[INPUT RECORDS start]

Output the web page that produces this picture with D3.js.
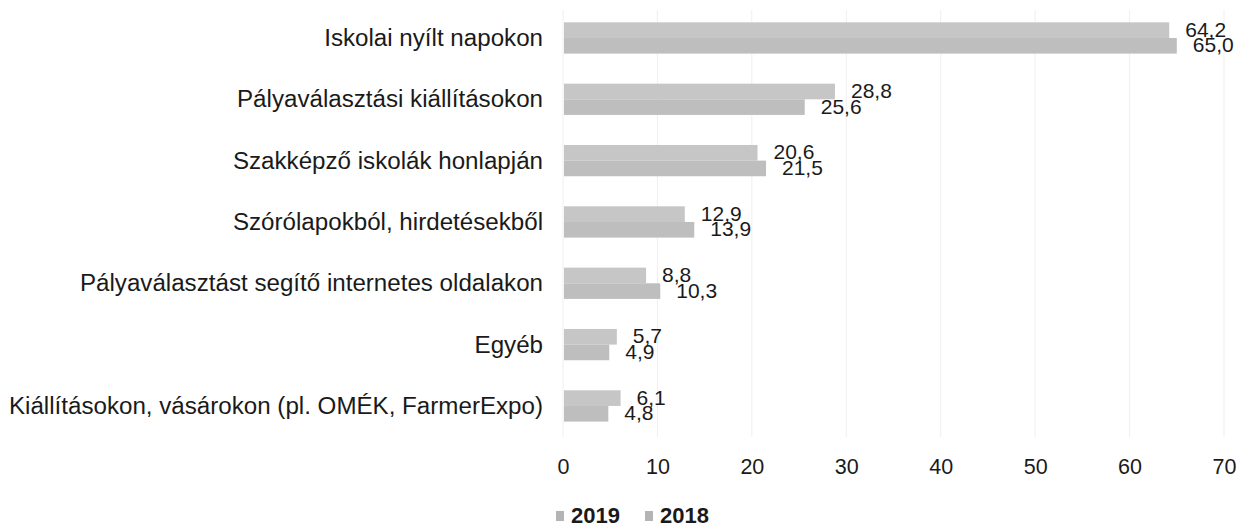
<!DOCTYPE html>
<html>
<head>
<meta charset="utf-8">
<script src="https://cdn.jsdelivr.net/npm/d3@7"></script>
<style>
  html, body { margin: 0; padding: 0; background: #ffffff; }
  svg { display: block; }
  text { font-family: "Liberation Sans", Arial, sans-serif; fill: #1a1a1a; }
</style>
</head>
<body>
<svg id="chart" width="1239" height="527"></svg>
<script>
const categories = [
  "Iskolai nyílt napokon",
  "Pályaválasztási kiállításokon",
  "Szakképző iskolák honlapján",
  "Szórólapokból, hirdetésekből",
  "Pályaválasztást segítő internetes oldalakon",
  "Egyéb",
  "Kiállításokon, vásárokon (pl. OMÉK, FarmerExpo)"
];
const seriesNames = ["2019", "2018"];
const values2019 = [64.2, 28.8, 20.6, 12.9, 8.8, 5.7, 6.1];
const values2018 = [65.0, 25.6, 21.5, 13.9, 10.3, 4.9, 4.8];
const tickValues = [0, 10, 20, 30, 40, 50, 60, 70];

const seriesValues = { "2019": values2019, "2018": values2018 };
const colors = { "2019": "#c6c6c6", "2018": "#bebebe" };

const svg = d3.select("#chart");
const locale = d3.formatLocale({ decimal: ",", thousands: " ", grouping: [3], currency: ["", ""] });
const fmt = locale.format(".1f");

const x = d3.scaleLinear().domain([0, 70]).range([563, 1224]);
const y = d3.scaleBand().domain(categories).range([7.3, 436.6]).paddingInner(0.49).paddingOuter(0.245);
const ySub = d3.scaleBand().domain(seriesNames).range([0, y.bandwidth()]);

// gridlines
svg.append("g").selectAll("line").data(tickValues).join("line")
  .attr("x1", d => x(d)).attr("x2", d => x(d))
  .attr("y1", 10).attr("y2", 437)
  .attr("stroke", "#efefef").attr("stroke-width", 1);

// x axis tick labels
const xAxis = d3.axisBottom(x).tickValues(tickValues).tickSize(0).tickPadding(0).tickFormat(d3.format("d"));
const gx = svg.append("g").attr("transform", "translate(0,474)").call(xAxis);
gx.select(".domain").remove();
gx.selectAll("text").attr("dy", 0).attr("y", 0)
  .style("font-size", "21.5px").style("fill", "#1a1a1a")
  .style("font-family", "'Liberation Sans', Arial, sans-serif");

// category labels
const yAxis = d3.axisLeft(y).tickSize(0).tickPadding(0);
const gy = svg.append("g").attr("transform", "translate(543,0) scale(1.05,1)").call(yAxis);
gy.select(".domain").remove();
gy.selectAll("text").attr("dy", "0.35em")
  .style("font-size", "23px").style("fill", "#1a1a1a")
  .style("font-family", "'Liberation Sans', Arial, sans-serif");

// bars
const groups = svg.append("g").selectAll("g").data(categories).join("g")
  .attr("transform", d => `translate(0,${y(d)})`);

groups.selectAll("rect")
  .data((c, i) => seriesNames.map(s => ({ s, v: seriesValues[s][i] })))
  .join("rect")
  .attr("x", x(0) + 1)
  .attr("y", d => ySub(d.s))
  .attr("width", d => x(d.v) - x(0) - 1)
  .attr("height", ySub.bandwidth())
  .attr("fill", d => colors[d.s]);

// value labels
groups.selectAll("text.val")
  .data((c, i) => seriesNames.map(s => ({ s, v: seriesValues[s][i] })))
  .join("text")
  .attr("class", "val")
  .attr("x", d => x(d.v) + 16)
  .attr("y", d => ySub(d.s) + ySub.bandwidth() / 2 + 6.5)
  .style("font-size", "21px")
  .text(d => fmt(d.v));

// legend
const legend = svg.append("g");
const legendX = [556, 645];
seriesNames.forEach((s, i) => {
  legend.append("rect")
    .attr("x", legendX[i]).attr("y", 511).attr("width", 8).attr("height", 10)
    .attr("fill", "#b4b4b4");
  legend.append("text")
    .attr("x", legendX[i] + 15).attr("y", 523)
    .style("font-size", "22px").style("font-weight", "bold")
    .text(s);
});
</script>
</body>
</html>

[INPUT RECORDS end]
[INPUT RECORDS start]

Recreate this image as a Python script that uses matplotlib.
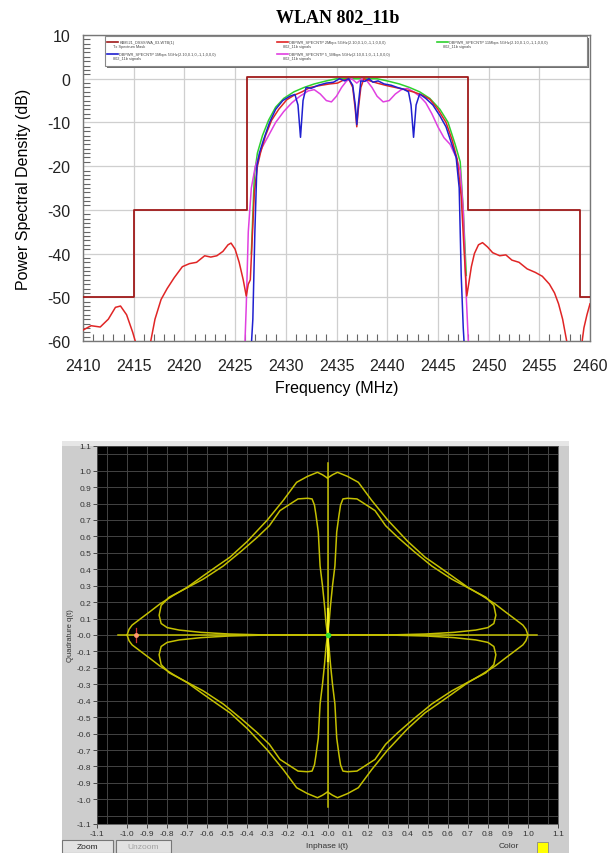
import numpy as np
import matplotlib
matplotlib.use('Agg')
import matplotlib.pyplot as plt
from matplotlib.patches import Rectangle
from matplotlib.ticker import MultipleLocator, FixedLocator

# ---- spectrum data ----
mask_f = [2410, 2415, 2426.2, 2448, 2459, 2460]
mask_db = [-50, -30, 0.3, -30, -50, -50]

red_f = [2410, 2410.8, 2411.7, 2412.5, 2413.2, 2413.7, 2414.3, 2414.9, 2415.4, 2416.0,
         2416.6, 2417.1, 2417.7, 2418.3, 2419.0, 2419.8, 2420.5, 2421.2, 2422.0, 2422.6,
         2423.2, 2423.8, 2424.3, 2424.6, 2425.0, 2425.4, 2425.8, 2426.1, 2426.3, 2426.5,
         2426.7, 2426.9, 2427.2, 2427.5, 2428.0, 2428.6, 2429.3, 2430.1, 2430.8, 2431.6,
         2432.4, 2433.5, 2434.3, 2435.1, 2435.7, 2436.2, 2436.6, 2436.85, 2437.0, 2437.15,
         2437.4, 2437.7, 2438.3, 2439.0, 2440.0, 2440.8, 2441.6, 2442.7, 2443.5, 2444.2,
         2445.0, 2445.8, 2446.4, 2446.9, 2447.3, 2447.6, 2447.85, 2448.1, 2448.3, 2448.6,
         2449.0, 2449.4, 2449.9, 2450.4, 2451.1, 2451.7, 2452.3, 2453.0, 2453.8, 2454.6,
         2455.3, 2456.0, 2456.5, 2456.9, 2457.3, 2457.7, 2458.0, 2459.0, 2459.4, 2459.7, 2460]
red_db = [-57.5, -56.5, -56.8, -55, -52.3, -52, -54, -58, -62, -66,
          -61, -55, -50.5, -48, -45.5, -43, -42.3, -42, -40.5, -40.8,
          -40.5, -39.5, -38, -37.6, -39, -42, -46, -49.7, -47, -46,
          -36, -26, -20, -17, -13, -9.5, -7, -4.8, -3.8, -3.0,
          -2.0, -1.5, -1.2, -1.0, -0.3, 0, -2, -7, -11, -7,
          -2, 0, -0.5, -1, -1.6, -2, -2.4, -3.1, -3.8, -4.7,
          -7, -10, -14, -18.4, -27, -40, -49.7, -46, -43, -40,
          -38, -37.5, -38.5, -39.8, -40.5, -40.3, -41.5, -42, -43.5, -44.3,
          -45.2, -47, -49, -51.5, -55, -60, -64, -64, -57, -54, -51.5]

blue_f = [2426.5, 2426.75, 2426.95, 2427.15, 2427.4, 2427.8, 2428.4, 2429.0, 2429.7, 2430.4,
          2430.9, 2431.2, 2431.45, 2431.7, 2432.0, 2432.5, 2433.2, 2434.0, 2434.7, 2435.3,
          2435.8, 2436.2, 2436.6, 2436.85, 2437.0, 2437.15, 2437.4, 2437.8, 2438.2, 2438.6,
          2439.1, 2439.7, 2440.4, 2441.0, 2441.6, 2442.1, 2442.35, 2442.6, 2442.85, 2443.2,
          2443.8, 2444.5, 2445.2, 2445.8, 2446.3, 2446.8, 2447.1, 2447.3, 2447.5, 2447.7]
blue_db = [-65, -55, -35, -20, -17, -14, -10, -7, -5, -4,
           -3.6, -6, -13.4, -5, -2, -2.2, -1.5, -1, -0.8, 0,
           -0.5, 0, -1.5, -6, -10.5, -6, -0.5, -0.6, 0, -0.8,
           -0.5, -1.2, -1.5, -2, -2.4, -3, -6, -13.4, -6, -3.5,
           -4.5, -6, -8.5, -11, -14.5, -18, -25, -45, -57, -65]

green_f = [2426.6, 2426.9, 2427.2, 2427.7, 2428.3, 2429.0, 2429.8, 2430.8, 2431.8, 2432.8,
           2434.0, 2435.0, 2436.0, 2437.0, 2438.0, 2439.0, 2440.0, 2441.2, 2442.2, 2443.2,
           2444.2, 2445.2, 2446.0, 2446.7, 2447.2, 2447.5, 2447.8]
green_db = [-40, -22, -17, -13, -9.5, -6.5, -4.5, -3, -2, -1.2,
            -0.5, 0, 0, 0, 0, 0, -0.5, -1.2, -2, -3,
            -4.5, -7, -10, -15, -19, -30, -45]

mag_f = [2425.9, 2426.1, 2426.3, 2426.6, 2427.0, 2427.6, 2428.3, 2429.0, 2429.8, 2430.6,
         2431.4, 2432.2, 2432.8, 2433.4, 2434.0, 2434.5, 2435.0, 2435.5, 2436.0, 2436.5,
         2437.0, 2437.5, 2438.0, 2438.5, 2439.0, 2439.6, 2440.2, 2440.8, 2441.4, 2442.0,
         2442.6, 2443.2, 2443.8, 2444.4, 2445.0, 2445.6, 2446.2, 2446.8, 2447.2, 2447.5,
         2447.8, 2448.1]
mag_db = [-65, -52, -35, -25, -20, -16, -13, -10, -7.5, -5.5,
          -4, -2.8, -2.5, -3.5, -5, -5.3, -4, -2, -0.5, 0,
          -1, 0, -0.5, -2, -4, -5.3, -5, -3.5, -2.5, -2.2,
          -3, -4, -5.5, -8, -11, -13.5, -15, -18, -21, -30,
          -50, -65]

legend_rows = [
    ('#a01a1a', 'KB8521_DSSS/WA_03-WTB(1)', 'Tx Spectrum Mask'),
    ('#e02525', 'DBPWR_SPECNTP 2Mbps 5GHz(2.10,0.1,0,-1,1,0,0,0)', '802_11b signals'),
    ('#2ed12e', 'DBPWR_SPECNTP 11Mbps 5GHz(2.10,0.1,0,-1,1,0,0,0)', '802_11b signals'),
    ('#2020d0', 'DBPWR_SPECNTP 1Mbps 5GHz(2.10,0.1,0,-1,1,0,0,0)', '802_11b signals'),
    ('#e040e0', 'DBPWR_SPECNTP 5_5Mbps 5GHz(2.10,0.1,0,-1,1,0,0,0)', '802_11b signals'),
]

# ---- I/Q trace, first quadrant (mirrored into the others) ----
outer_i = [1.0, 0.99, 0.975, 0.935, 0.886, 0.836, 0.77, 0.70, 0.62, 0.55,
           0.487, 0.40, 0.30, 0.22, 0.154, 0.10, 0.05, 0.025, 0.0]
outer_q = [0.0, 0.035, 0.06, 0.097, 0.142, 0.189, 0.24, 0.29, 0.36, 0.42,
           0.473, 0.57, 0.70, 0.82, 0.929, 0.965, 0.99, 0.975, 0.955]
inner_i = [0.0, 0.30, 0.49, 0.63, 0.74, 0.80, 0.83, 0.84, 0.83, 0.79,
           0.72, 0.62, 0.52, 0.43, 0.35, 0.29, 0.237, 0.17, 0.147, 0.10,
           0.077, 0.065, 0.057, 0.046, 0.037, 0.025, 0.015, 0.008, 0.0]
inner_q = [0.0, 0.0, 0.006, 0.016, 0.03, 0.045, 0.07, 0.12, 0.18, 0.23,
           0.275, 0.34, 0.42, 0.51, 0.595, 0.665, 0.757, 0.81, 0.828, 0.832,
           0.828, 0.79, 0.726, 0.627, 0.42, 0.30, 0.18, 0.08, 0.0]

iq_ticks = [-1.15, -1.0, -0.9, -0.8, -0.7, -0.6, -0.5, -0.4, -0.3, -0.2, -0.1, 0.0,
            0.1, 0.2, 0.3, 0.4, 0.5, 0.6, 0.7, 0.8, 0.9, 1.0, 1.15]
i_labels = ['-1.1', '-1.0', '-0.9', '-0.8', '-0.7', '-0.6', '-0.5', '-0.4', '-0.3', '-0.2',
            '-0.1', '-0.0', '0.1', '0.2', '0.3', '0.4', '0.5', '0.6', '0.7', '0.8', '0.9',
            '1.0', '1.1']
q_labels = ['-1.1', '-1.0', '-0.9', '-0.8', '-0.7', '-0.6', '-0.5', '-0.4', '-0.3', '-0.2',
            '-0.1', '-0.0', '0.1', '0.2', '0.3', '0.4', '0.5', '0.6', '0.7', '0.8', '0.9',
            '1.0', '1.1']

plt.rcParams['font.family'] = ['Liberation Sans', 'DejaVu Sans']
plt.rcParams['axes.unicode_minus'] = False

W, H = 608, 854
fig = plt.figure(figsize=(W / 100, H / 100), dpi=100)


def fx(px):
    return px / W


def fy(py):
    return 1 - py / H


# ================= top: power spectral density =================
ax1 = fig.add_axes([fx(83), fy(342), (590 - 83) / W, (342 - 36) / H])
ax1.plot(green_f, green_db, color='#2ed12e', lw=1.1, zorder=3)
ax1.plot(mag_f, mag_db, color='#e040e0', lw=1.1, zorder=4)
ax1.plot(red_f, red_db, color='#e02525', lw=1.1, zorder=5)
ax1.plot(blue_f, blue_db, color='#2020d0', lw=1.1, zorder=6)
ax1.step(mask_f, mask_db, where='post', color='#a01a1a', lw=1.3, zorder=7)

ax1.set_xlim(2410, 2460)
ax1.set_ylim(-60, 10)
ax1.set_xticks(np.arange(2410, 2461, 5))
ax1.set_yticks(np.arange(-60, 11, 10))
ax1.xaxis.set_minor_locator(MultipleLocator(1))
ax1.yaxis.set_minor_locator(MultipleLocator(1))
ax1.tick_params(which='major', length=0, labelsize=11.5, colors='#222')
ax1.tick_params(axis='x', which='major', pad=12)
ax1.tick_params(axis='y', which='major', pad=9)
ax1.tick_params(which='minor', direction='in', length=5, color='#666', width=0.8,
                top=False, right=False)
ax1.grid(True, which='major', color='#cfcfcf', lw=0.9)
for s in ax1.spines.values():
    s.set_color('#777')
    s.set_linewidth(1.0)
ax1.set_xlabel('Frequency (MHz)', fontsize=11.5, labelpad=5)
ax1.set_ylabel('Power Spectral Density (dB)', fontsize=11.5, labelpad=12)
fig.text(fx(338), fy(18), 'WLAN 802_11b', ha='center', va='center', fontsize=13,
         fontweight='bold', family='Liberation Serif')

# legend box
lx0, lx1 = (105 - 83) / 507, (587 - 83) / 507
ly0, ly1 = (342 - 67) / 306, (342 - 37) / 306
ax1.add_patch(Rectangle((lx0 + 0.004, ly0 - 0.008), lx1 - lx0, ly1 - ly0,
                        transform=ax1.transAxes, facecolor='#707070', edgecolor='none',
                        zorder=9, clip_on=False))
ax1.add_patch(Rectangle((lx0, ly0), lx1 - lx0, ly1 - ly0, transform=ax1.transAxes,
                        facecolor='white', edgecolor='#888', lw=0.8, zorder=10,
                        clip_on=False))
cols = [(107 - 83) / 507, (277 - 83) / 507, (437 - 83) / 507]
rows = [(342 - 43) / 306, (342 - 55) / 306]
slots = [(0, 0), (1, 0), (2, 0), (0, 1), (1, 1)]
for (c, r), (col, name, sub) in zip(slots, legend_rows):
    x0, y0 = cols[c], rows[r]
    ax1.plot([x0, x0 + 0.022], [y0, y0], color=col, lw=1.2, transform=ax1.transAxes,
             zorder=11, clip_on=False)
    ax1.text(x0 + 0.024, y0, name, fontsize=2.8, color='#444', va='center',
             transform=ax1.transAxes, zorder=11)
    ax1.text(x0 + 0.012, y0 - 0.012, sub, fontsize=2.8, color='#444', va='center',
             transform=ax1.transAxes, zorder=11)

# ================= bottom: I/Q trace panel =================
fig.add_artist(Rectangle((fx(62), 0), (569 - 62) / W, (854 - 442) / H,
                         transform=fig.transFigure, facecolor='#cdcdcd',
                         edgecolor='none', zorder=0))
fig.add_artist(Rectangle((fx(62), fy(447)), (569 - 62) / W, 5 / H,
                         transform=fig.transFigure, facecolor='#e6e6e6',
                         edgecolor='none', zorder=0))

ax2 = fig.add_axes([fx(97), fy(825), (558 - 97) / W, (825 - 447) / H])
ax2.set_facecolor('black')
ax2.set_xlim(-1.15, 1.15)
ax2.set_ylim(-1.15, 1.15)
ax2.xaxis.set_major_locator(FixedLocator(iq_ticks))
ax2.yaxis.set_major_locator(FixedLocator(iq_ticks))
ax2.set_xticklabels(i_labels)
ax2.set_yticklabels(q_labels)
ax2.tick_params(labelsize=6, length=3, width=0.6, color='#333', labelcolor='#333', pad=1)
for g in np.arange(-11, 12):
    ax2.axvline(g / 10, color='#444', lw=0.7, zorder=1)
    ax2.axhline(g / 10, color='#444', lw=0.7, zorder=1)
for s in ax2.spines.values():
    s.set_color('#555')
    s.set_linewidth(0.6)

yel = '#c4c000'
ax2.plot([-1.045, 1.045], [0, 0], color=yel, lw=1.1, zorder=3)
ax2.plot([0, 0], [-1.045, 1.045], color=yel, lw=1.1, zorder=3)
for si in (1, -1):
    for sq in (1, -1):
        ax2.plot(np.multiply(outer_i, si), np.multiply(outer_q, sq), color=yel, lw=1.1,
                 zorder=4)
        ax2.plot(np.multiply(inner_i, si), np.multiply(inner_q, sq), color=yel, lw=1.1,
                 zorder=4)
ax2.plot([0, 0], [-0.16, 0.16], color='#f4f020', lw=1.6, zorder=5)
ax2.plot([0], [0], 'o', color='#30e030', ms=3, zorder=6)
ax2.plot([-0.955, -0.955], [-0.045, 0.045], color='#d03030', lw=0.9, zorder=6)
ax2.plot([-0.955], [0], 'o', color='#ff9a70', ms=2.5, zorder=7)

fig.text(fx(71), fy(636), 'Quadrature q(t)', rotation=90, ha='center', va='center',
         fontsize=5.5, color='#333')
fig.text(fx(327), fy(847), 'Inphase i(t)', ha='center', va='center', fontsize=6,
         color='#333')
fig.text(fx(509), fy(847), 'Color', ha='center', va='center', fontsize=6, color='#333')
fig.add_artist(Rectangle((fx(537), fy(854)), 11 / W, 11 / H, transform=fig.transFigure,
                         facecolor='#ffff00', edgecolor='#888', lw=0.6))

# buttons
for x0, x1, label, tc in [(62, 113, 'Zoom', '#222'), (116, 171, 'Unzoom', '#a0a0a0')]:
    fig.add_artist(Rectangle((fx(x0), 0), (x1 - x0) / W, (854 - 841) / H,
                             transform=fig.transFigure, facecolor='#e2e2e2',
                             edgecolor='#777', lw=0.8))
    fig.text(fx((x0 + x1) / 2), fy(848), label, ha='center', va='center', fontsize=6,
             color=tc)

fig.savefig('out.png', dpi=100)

[INPUT RECORDS end]
[INPUT RECORDS start]

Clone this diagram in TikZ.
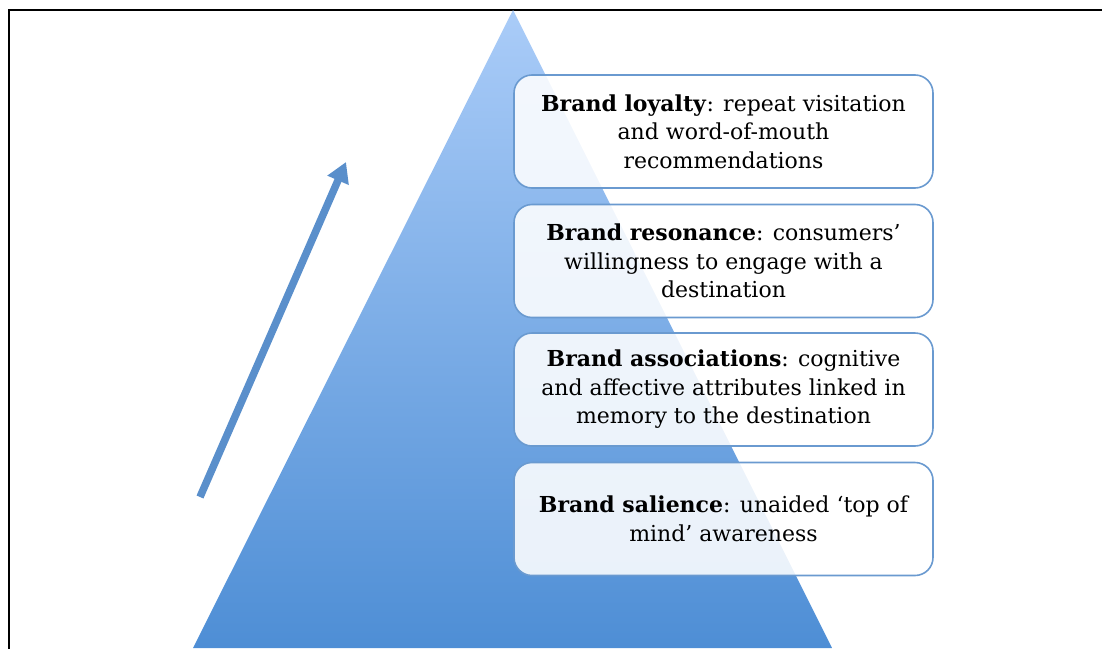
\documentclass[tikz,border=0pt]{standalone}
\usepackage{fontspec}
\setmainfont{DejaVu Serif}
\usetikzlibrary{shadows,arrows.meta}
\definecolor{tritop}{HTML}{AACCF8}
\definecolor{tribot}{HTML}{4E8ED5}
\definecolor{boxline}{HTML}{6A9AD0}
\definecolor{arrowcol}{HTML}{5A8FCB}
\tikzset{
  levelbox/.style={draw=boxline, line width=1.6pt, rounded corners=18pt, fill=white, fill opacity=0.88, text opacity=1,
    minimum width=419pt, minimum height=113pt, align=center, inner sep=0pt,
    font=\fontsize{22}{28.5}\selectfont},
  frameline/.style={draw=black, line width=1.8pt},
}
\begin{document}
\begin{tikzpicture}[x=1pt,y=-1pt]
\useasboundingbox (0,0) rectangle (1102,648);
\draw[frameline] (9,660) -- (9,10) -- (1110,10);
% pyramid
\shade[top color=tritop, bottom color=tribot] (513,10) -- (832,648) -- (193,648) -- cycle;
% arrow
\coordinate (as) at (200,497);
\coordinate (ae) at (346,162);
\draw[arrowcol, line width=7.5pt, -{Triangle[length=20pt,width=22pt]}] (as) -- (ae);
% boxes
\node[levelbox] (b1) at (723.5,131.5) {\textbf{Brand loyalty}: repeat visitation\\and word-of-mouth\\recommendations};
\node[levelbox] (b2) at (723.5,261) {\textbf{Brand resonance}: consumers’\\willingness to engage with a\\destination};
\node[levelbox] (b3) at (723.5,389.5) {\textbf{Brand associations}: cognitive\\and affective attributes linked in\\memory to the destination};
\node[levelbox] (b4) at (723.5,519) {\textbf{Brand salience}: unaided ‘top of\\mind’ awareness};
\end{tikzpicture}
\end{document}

[INPUT RECORDS end]

GOAL ▸ Repeat exactly, and only, the entries from the line with "Recreate this image" through the line with "mask_db = [-50, -30, 0.3, -30, -50, -50]". Pictures are skipped.

WRITTEN SOLUTION ▸
Recreate this image as a Python script that uses matplotlib.
import numpy as np
import matplotlib
matplotlib.use('Agg')
import matplotlib.pyplot as plt
from matplotlib.patches import Rectangle
from matplotlib.ticker import MultipleLocator, FixedLocator

# ---- spectrum data ----
mask_f = [2410, 2415, 2426.2, 2448, 2459, 2460]
mask_db = [-50, -30, 0.3, -30, -50, -50]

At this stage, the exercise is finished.